What to work on: Retype all material exactly. Pictures stay out of the copy.

Supplied data:
▼

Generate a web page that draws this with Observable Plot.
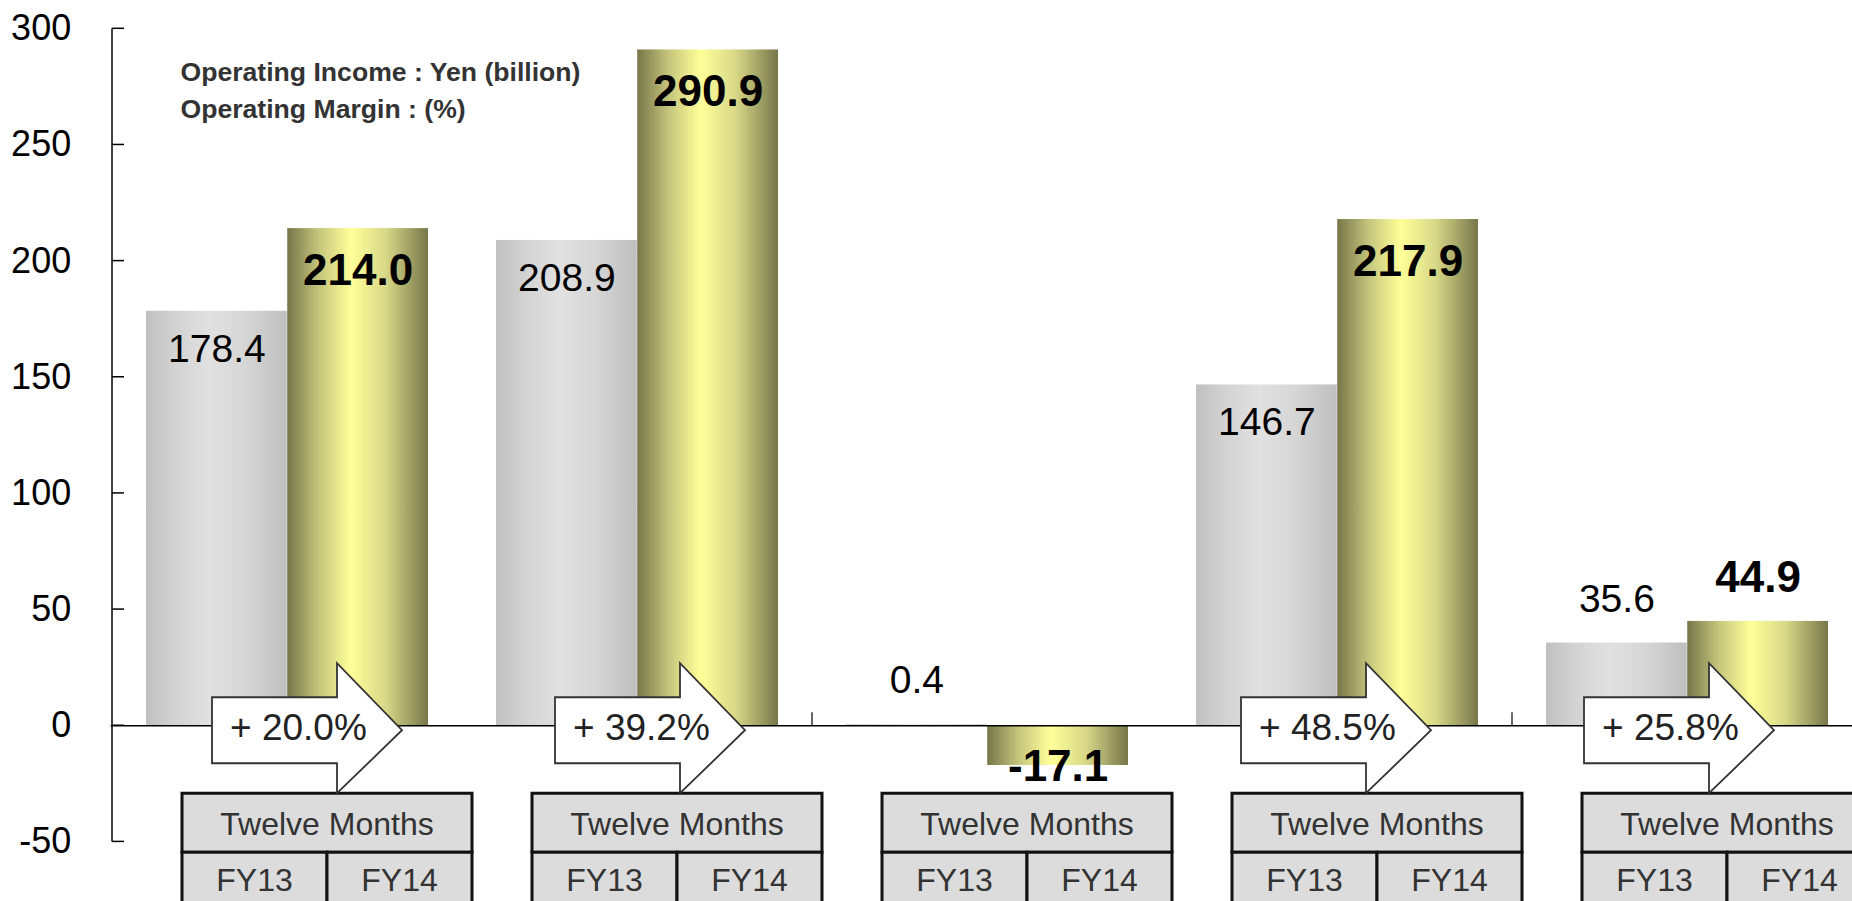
<!DOCTYPE html>
<html>
<head>
<meta charset="utf-8">
<script src="https://cdn.jsdelivr.net/npm/d3@7"></script>
<script src="https://cdn.jsdelivr.net/npm/@observablehq/plot@0.6"></script>
<style>
  html, body { margin: 0; padding: 0; background: #fff; overflow: hidden; }
  svg { display: block; }
</style>
</head>
<body>
<div id="chart"></div>
<script>
// ---- data ----
const segments = ["Segment A", "Segment B", "Segment C", "Segment D", "Segment E"];
const seriesNames = ["FY13", "FY14"];
const fy13 = [178.4, 208.9, 0.4, 146.7, 35.6];
const fy14 = [214.0, 290.9, -17.1, 217.9, 44.9];
const growth = ["+ 20.0%", "+ 39.2%", null, "+ 48.5%", "+ 25.8%"];
const periodLabel = "Twelve Months";
const yTicks = [-50, 0, 50, 100, 150, 200, 250, 300];
const notes = ["Operating Income : Yen (billion)", "Operating Margin : (%)"];

// ---- layout ----
const W = 1852, H = 901;
const xRange = [110.7, 1863];
const bw = (xRange[1] - xRange[0]) / segments.length;
const pad = 34;
const barW = bw / 2 - pad;
const FONT = "'Liberation Sans', Arial, Helvetica, sans-serif";

const rows13 = segments.map((s, i) => ({segment: s, series: seriesNames[0], value: fy13[i]}));
const rows14 = segments.map((s, i) => ({segment: s, series: seriesNames[1], value: fy14[i]}));
const labelDx = bw / 2 - pad - barW / 2;

function axisMark(index, {x, y}) {
  const g = d3.create("svg:g");
  const x0 = x(segments[0]);
  g.append("line").attr("x1", x0).attr("x2", x0)
    .attr("y1", y(yTicks[yTicks.length - 1])).attr("y2", y(yTicks[0]))
    .attr("stroke", "#000").attr("stroke-width", 1.5);
  for (const t of yTicks) {
    g.append("line").attr("x1", x0).attr("x2", x0 + 12)
      .attr("y1", y(t)).attr("y2", y(t))
      .attr("stroke", "#000").attr("stroke-width", 1.5);
  }
  // category boundary ticks (every second boundary)
  for (const i of [2, 4]) {
    const bx = x(segments[i]);
    g.append("line").attr("x1", bx).attr("x2", bx)
      .attr("y1", y(0)).attr("y2", y(0) - 13)
      .attr("stroke", "#000").attr("stroke-width", 1.2);
  }
  return g.node();
}

function arrowsAndTables(index, {x, y}) {
  const g = d3.create("svg:g").attr("font-family", FONT);
  const y0 = y(0);
  segments.forEach((s, i) => {
    const bx = x(s);
    // table
    const tx = bx + 70, tw = 290;
    const t = g.append("g");
    t.append("rect").attr("x", tx).attr("y", y0 + 68).attr("width", tw).attr("height", 59)
      .attr("fill", "#dcdcdc").attr("stroke", "#111").attr("stroke-width", 3);
    t.append("rect").attr("x", tx).attr("y", y0 + 127).attr("width", tw / 2).attr("height", 62)
      .attr("fill", "#dcdcdc").attr("stroke", "#111").attr("stroke-width", 3);
    t.append("rect").attr("x", tx + tw / 2).attr("y", y0 + 127).attr("width", tw / 2).attr("height", 62)
      .attr("fill", "#dcdcdc").attr("stroke", "#111").attr("stroke-width", 3);
    t.append("text").attr("x", tx + tw / 2).attr("y", y0 + 110).attr("text-anchor", "middle")
      .attr("font-size", 32).attr("fill", "#333").text(periodLabel);
    seriesNames.forEach((n, k) => {
      t.append("text").attr("x", tx + tw / 4 + k * tw / 2).attr("y", y0 + 166).attr("text-anchor", "middle")
        .attr("font-size", 32).attr("fill", "#333").text(n);
    });
  });
  segments.forEach((s, i) => {
    if (!growth[i]) return;
    const bx = x(s);
    const sx = bx + 100 - 7 * i;
    const pts = [
      [sx, y0 - 28], [sx + 125, y0 - 28], [sx + 125, y0 - 62], [sx + 190, y0 + 5],
      [sx + 125, y0 + 68], [sx + 125, y0 + 38], [sx, y0 + 38]
    ];
    g.append("polygon").attr("points", pts.map(p => p.join(",")).join(" "))
      .attr("fill", "#fff").attr("stroke", "#333").attr("stroke-width", 1.8).attr("stroke-linejoin", "miter");
    g.append("text").attr("x", sx + 18).attr("y", y0 + 15).attr("text-anchor", "start")
      .attr("font-size", 37).attr("fill", "#222").text(growth[i]);
  });
  return g.node();
}

const fmt = v => v.toFixed(1);

const svg = Plot.plot({
  width: W,
  height: H,
  marginLeft: xRange[0],
  marginRight: 0,
  marginTop: 0,
  marginBottom: 0,
  style: {fontFamily: FONT, background: "#fff", overflow: "visible", color: "#000"},
  x: {type: "band", domain: segments, range: xRange, padding: 0, axis: null},
  y: {domain: [-50, 300], range: [841.4, 28.3], axis: null},
  marks: [
    Plot.barY(rows13, {x: "segment", y: "value", fill: "url(#gradGray)", insetLeft: pad, insetRight: bw - pad - barW}),
    Plot.barY(rows14, {x: "segment", y: "value", fill: "url(#gradGold)", insetLeft: bw - pad - barW, insetRight: pad}),
    Plot.ruleY([0], {stroke: "#000", strokeWidth: 1.5}),
    axisMark,
    Plot.text(yTicks, {y: d => d, text: d => String(d), frameAnchor: "left", dx: -40, textAnchor: "end", fontSize: 36, fill: "#000"}),
    arrowsAndTables,
    // FY13 labels
    Plot.text(rows13.filter(d => d.value >= 100), {x: "segment", y: "value", text: d => fmt(d.value), dx: -labelDx, dy: 38, fontSize: 39, fill: "#000"}),
    Plot.text(rows13.filter(d => d.value >= 0 && d.value < 100), {x: "segment", y: "value", text: d => fmt(d.value), dx: -labelDx, dy: -44, fontSize: 39, fill: "#000"}),
    // FY14 labels
    Plot.text(rows14.filter(d => d.value >= 100), {x: "segment", y: "value", text: d => fmt(d.value), dx: labelDx, dy: 42, fontSize: 44, fontWeight: "bold", fill: "#000"}),
    Plot.text(rows14.filter(d => d.value >= 0 && d.value < 100), {x: "segment", y: "value", text: d => fmt(d.value), dx: labelDx, dy: -44, fontSize: 44, fontWeight: "bold", fill: "#000"}),
    Plot.text(rows14.filter(d => d.value < 0), {x: "segment", y: "value", text: d => fmt(d.value), dx: labelDx, dy: 1, fontSize: 44, fontWeight: "bold", fill: "#000"}),
    // notes
    Plot.text([notes[0]], {text: d => d, frameAnchor: "top-left", textAnchor: "start", lineAnchor: "bottom", dx: 180 - xRange[0], dy: 80, fontSize: 26.6, fontWeight: "bold", fill: "#333"}),
    Plot.text([notes[1]], {text: d => d, frameAnchor: "top-left", textAnchor: "start", lineAnchor: "bottom", dx: 180 - xRange[0], dy: 117, fontSize: 26.6, fontWeight: "bold", fill: "#333"})
  ]
});

const defs = d3.select(svg).insert("defs", ":first-child");
const gGray = defs.append("linearGradient").attr("id", "gradGray").attr("x1", 0).attr("x2", 1).attr("y1", 0).attr("y2", 0);
[[0, "#c0c0c0"], [0.2, "#d2d2d2"], [0.45, "#e1e1e1"], [0.7, "#d6d6d6"], [1, "#bfbfbf"]]
  .forEach(([o, c]) => gGray.append("stop").attr("offset", o).attr("stop-color", c));
const gGold = defs.append("linearGradient").attr("id", "gradGold").attr("x1", 0).attr("x2", 1).attr("y1", 0).attr("y2", 0);
[[0, "#76764a"], [0.22, "#c4c47c"], [0.45, "#ffff99"], [0.7, "#d8d888"], [1, "#76764a"]]
  .forEach(([o, c]) => gGold.append("stop").attr("offset", o).attr("stop-color", c));

document.getElementById("chart").appendChild(svg);
</script>
</body>
</html>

▲

Exercise solution:
Generate a web page that draws this with Observable Plot.
<!DOCTYPE html>
<html>
<head>
<meta charset="utf-8">
<script src="https://cdn.jsdelivr.net/npm/d3@7"></script>
<script src="https://cdn.jsdelivr.net/npm/@observablehq/plot@0.6"></script>
<style>
  html, body { margin: 0; padding: 0; background: #fff; overflow: hidden; }
  svg { display: block; }
</style>
</head>
<body>
<div id="chart"></div>
<script>
// ---- data ----
const segments = ["Segment A", "Segment B", "Segment C", "Segment D", "Segment E"];
const seriesNames = ["FY13", "FY14"];
const fy13 = [178.4, 208.9, 0.4, 146.7, 35.6];
const fy14 = [214.0, 290.9, -17.1, 217.9, 44.9];
const growth = ["+ 20.0%", "+ 39.2%", null, "+ 48.5%", "+ 25.8%"];
const periodLabel = "Twelve Months";
const yTicks = [-50, 0, 50, 100, 150, 200, 250, 300];
const notes = ["Operating Income : Yen (billion)", "Operating Margin : (%)"];

// ---- layout ----
const W = 1852, H = 901;
const xRange = [110.7, 1863];
const bw = (xRange[1] - xRange[0]) / segments.length;
const pad = 34;
const barW = bw / 2 - pad;
const FONT = "'Liberation Sans', Arial, Helvetica, sans-serif";

const rows13 = segments.map((s, i) => ({segment: s, series: seriesNames[0], value: fy13[i]}));
const rows14 = segments.map((s, i) => ({segment: s, series: seriesNames[1], value: fy14[i]}));
const labelDx = bw / 2 - pad - barW / 2;

function axisMark(index, {x, y}) {
  const g = d3.create("svg:g");
  const x0 = x(segments[0]);
  g.append("line").attr("x1", x0).attr("x2", x0)
    .attr("y1", y(yTicks[yTicks.length - 1])).attr("y2", y(yTicks[0]))
    .attr("stroke", "#000").attr("stroke-width", 1.5);
  for (const t of yTicks) {
    g.append("line").attr("x1", x0).attr("x2", x0 + 12)
      .attr("y1", y(t)).attr("y2", y(t))
      .attr("stroke", "#000").attr("stroke-width", 1.5);
  }
  // category boundary ticks (every second boundary)
  for (const i of [2, 4]) {
    const bx = x(segments[i]);
    g.append("line").attr("x1", bx).attr("x2", bx)
      .attr("y1", y(0)).attr("y2", y(0) - 13)
      .attr("stroke", "#000").attr("stroke-width", 1.2);
  }
  return g.node();
}

function arrowsAndTables(index, {x, y}) {
  const g = d3.create("svg:g").attr("font-family", FONT);
  const y0 = y(0);
  segments.forEach((s, i) => {
    const bx = x(s);
    // table
    const tx = bx + 70, tw = 290;
    const t = g.append("g");
    t.append("rect").attr("x", tx).attr("y", y0 + 68).attr("width", tw).attr("height", 59)
      .attr("fill", "#dcdcdc").attr("stroke", "#111").attr("stroke-width", 3);
    t.append("rect").attr("x", tx).attr("y", y0 + 127).attr("width", tw / 2).attr("height", 62)
      .attr("fill", "#dcdcdc").attr("stroke", "#111").attr("stroke-width", 3);
    t.append("rect").attr("x", tx + tw / 2).attr("y", y0 + 127).attr("width", tw / 2).attr("height", 62)
      .attr("fill", "#dcdcdc").attr("stroke", "#111").attr("stroke-width", 3);
    t.append("text").attr("x", tx + tw / 2).attr("y", y0 + 110).attr("text-anchor", "middle")
      .attr("font-size", 32).attr("fill", "#333").text(periodLabel);
    seriesNames.forEach((n, k) => {
      t.append("text").attr("x", tx + tw / 4 + k * tw / 2).attr("y", y0 + 166).attr("text-anchor", "middle")
        .attr("font-size", 32).attr("fill", "#333").text(n);
    });
  });
  segments.forEach((s, i) => {
    if (!growth[i]) return;
    const bx = x(s);
    const sx = bx + 100 - 7 * i;
    const pts = [
      [sx, y0 - 28], [sx + 125, y0 - 28], [sx + 125, y0 - 62], [sx + 190, y0 + 5],
      [sx + 125, y0 + 68], [sx + 125, y0 + 38], [sx, y0 + 38]
    ];
    g.append("polygon").attr("points", pts.map(p => p.join(",")).join(" "))
      .attr("fill", "#fff").attr("stroke", "#333").attr("stroke-width", 1.8).attr("stroke-linejoin", "miter");
    g.append("text").attr("x", sx + 18).attr("y", y0 + 15).attr("text-anchor", "start")
      .attr("font-size", 37).attr("fill", "#222").text(growth[i]);
  });
  return g.node();
}

const fmt = v => v.toFixed(1);

const svg = Plot.plot({
  width: W,
  height: H,
  marginLeft: xRange[0],
  marginRight: 0,
  marginTop: 0,
  marginBottom: 0,
  style: {fontFamily: FONT, background: "#fff", overflow: "visible", color: "#000"},
  x: {type: "band", domain: segments, range: xRange, padding: 0, axis: null},
  y: {domain: [-50, 300], range: [841.4, 28.3], axis: null},
  marks: [
    Plot.barY(rows13, {x: "segment", y: "value", fill: "url(#gradGray)", insetLeft: pad, insetRight: bw - pad - barW}),
    Plot.barY(rows14, {x: "segment", y: "value", fill: "url(#gradGold)", insetLeft: bw - pad - barW, insetRight: pad}),
    Plot.ruleY([0], {stroke: "#000", strokeWidth: 1.5}),
    axisMark,
    Plot.text(yTicks, {y: d => d, text: d => String(d), frameAnchor: "left", dx: -40, textAnchor: "end", fontSize: 36, fill: "#000"}),
    arrowsAndTables,
    // FY13 labels
    Plot.text(rows13.filter(d => d.value >= 100), {x: "segment", y: "value", text: d => fmt(d.value), dx: -labelDx, dy: 38, fontSize: 39, fill: "#000"}),
    Plot.text(rows13.filter(d => d.value >= 0 && d.value < 100), {x: "segment", y: "value", text: d => fmt(d.value), dx: -labelDx, dy: -44, fontSize: 39, fill: "#000"}),
    // FY14 labels
    Plot.text(rows14.filter(d => d.value >= 100), {x: "segment", y: "value", text: d => fmt(d.value), dx: labelDx, dy: 42, fontSize: 44, fontWeight: "bold", fill: "#000"}),
    Plot.text(rows14.filter(d => d.value >= 0 && d.value < 100), {x: "segment", y: "value", text: d => fmt(d.value), dx: labelDx, dy: -44, fontSize: 44, fontWeight: "bold", fill: "#000"}),
    Plot.text(rows14.filter(d => d.value < 0), {x: "segment", y: "value", text: d => fmt(d.value), dx: labelDx, dy: 1, fontSize: 44, fontWeight: "bold", fill: "#000"}),
    // notes
    Plot.text([notes[0]], {text: d => d, frameAnchor: "top-left", textAnchor: "start", lineAnchor: "bottom", dx: 180 - xRange[0], dy: 80, fontSize: 26.6, fontWeight: "bold", fill: "#333"}),
    Plot.text([notes[1]], {text: d => d, frameAnchor: "top-left", textAnchor: "start", lineAnchor: "bottom", dx: 180 - xRange[0], dy: 117, fontSize: 26.6, fontWeight: "bold", fill: "#333"})
  ]
});

const defs = d3.select(svg).insert("defs", ":first-child");
const gGray = defs.append("linearGradient").attr("id", "gradGray").attr("x1", 0).attr("x2", 1).attr("y1", 0).attr("y2", 0);
[[0, "#c0c0c0"], [0.2, "#d2d2d2"], [0.45, "#e1e1e1"], [0.7, "#d6d6d6"], [1, "#bfbfbf"]]
  .forEach(([o, c]) => gGray.append("stop").attr("offset", o).attr("stop-color", c));
const gGold = defs.append("linearGradient").attr("id", "gradGold").attr("x1", 0).attr("x2", 1).attr("y1", 0).attr("y2", 0);
[[0, "#76764a"], [0.22, "#c4c47c"], [0.45, "#ffff99"], [0.7, "#d8d888"], [1, "#76764a"]]
  .forEach(([o, c]) => gGold.append("stop").attr("offset", o).attr("stop-color", c));

document.getElementById("chart").appendChild(svg);
</script>
</body>
</html>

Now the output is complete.